The Weird Tales publication elicited a fascinating letter to The Eyrie from E. Hoffmann Price, in which he reveals a once-planned Mexico expedition in the company of H.P. Lovecraft and R.E. Howard…

What of Worm? Its title, at least, became public and saw print. Frank Belknap Long later alluded to the lost novel, in his “The Space Eaters” (1928)…

My friend wrote short stories. […] One of his tales, “The House of the Worm,” had induced a young student at a Midwestern university to seek refuge in an enormous redbrick building where everyone approved of his sitting on the floor and shouting at the top of his voice: “Lo, my beloved is fairer than all the lilies among the lilies in the lily garden.”

This was presumably where Mearle Prout picked up the title in the early 1930s, and used it for his own story.


Footnotes

1. [] A letter of February 1924 stated… “after trying serial stuff for Home Brew [i.e. early 1923] I experimented a bit with the novel form, and an idea partly shaped which will probably suit Mr. H[enneberger]’s requirements. It is a hideous thing whose provisional title (subject to change) is “The House of the Worm”, and he would soon be… “developing a monstrous and noxious idea which has for some time been simmering unwholesomely in my consciousness — a ghastly thing to be intitl’d The House of the Worm.” These details were known before the 2015 discovery of the lost 1924 letter and its Worm details, and are to be found in Selected Letters I.

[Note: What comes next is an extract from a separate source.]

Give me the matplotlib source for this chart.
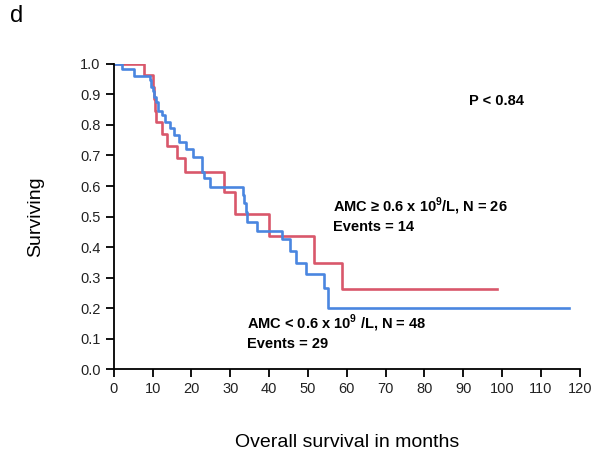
import numpy as np
import matplotlib.pyplot as plt

plt.rcParams['font.family'] = ['Liberation Sans', 'DejaVu Sans']
plt.rcParams['mathtext.fontset'] = 'custom'
plt.rcParams['mathtext.bf'] = 'Liberation Sans:bold'
plt.rcParams['mathtext.rm'] = 'Liberation Sans:bold'

# Kaplan-Meier steps (months, surviving fraction)
red_time = [0, 7.8, 10.0, 10.3, 10.7, 11.0, 12.3, 13.7, 16.2, 18.3, 28.4, 31.2, 40.0, 51.5, 58.7, 98.7]
red_surv = [1.0, 0.962, 0.923, 0.885, 0.846, 0.808, 0.769, 0.731, 0.692, 0.647, 0.580, 0.508, 0.436, 0.348, 0.263, 0.263]

blue_time = [0, 2.2, 5.3, 9.2, 9.6, 10.0, 10.4, 10.9, 11.4, 12.3, 13.1, 14.4, 15.6, 16.9, 18.6,
             20.3, 22.8, 23.2, 24.7, 33.2, 33.6, 34.0, 34.4, 36.9, 43.2, 45.3, 47.0, 49.5, 54.2, 55.1, 117.3]
blue_surv = [1.0, 0.983, 0.96, 0.946, 0.925, 0.91, 0.893, 0.875, 0.846, 0.833, 0.81, 0.789, 0.767, 0.745, 0.72,
             0.694, 0.646, 0.625, 0.596, 0.57, 0.545, 0.515, 0.483, 0.452, 0.425, 0.388, 0.349, 0.311, 0.265, 0.201, 0.201]

x_ticks = np.arange(0, 121, 10)
y_ticks = np.round(np.arange(0, 1.01, 0.1), 1)

red = '#d9576b'
blue = '#4a86e0'

fig = plt.figure(figsize=(6.02, 4.53), dpi=100)
ax = fig.add_axes([0.189, 0.185, 0.774, 0.674])

ax.step(red_time, red_surv, where='post', color=red, lw=1.9)
ax.step(blue_time, blue_surv, where='post', color=blue, lw=1.9)

ax.set_xlim(0, 120)
ax.set_ylim(0, 1.0)
ax.set_xticks(x_ticks)
ax.set_yticks(y_ticks)
ax.set_yticklabels(['%.1f' % v for v in y_ticks])
ax.tick_params(direction='out', length=6, width=1.3, labelsize=10.5, colors='black', labelcolor='#222222')
for s in ['top', 'right']:
    ax.spines[s].set_visible(False)
for s in ['left', 'bottom']:
    ax.spines[s].set_linewidth(1.3)

ax.set_xlabel('Overall survival in months', fontsize=14, labelpad=27)
ax.set_ylabel('Surviving', fontsize=14, labelpad=26)

ax.text(91.5, 0.88, 'P < 0.84', fontsize=10.5, fontweight='bold', va='center')
ax.text(56.5, 0.534, 'AMC \u2265 0.6 x 10$^{\\mathbf{9}}$/L, N = 26', fontsize=10.5, fontweight='bold', va='center')
ax.text(56.5, 0.467, 'Events = 14', fontsize=10.5, fontweight='bold', va='center')
ax.text(34.2, 0.15, r'AMC < 0.6 x 10$^{\mathbf{9}}$ /L, N = 48', fontsize=10.5, fontweight='bold', va='center')
ax.text(34.2, 0.082, 'Events = 29', fontsize=10.5, fontweight='bold', va='center')

fig.text(0.017, 0.965, 'd', fontsize=17, va='center')

fig.savefig('out.png', dpi=100)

2. [] I also suspect that “The Trap” may have been partly an attempt by Whitehead and Lovecraft to re-work some of the old House of the Worm ideas, perhaps related to the idea of the pictures conveyed in “Alonzo Typer”. Possibly also linked to Commonplace Book: “[80] Shapeless living thing forming nucleus of ancient building”.

3. [] Joshi elsewhere elaborates very slightly, considering that those snippets kept were simply “random phrases”, with the implication that they were kept to please the old fellow.